## YOUR OBJECTIVE
Skip all pictures, then print the remaining material exactly.

## Begin

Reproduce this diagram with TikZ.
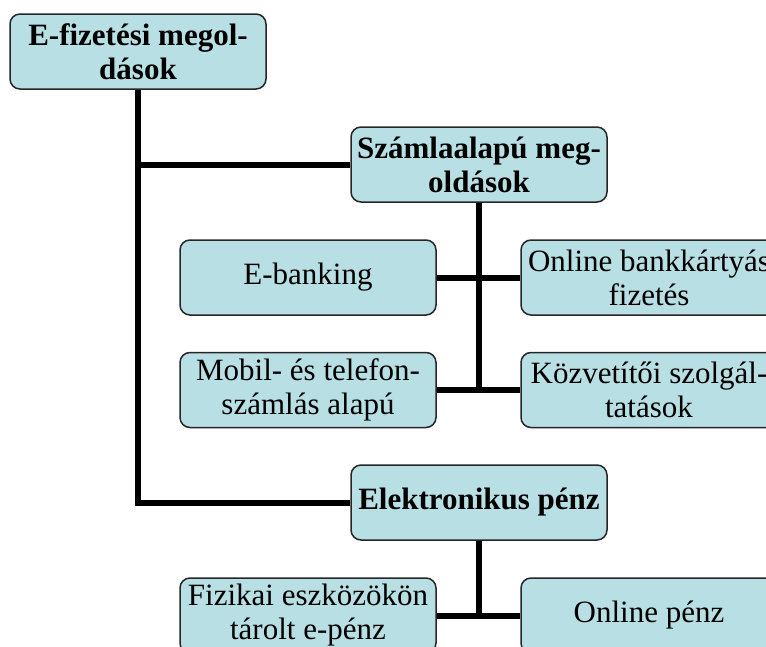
\documentclass[tikz,border=0pt]{standalone}
\usepackage{fontspec}
\setmainfont{Liberation Serif}
\definecolor{boxblue}{RGB}{184,223,227}
\begin{document}
\begin{tikzpicture}[x=1pt,y=-1pt,
  box/.style={draw=black!85,line width=1.5pt,fill=boxblue,rounded corners=10pt,
    minimum width=256pt,minimum height=75pt,inner sep=2pt,align=center,
    font=\fontsize{31}{34}\selectfont},
  head/.style={box,font=\fontsize{31}{34}\selectfont\bfseries},
  link/.style={line width=6pt}]
\useasboundingbox (0,0) rectangle (766,646);
\clip (0,0) rectangle (766,646);

\node[head] (root) at (138,51.5) {E-fizetési megol-\\dások};
\node[head] (szamla) at (479,164.5) {Számlaalapú meg-\\oldások};
\node[box] (ebank) at (308,277.5) {E-banking};
\node[box] (onlinebank) at (649,277.5) {Online bankkártyás\\fizetés};
\node[box] (mobil) at (308,390) {Mobil- és telefon-\\számlás alapú};
\node[box] (kozvet) at (649,390) {Közvetítői szolgál-\\tatások};
\node[head] (elektr) at (479,502.5) {Elektronikus pénz};
\node[box] (fizikai) at (308,615.5) {Fizikai eszközökön\\tárolt e-pénz};
\node[box] (onlinepenz) at (649,615.5) {Online pénz};

\draw[link] (root) |- (szamla);
\draw[link] (root) |- (elektr);
\draw[link] (szamla) -- (szamla |- mobil);
\draw[link] (ebank) -- (onlinebank);
\draw[link] (mobil) -- (kozvet);
\draw[link] (elektr) -- (elektr |- fizikai);
\draw[link] (fizikai) -- (onlinepenz);

\end{tikzpicture}
\end{document}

## End

## RESULT FOR THIS TASK
Reproduce this diagram with TikZ.
\documentclass[tikz,border=0pt]{standalone}
\usepackage{fontspec}
\setmainfont{Liberation Serif}
\definecolor{boxblue}{RGB}{184,223,227}
\begin{document}
\begin{tikzpicture}[x=1pt,y=-1pt,
  box/.style={draw=black!85,line width=1.5pt,fill=boxblue,rounded corners=10pt,
    minimum width=256pt,minimum height=75pt,inner sep=2pt,align=center,
    font=\fontsize{31}{34}\selectfont},
  head/.style={box,font=\fontsize{31}{34}\selectfont\bfseries},
  link/.style={line width=6pt}]
\useasboundingbox (0,0) rectangle (766,646);
\clip (0,0) rectangle (766,646);

\node[head] (root) at (138,51.5) {E-fizetési megol-\\dások};
\node[head] (szamla) at (479,164.5) {Számlaalapú meg-\\oldások};
\node[box] (ebank) at (308,277.5) {E-banking};
\node[box] (onlinebank) at (649,277.5) {Online bankkártyás\\fizetés};
\node[box] (mobil) at (308,390) {Mobil- és telefon-\\számlás alapú};
\node[box] (kozvet) at (649,390) {Közvetítői szolgál-\\tatások};
\node[head] (elektr) at (479,502.5) {Elektronikus pénz};
\node[box] (fizikai) at (308,615.5) {Fizikai eszközökön\\tárolt e-pénz};
\node[box] (onlinepenz) at (649,615.5) {Online pénz};

\draw[link] (root) |- (szamla);
\draw[link] (root) |- (elektr);
\draw[link] (szamla) -- (szamla |- mobil);
\draw[link] (ebank) -- (onlinebank);
\draw[link] (mobil) -- (kozvet);
\draw[link] (elektr) -- (elektr |- fizikai);
\draw[link] (fizikai) -- (onlinepenz);

\end{tikzpicture}
\end{document}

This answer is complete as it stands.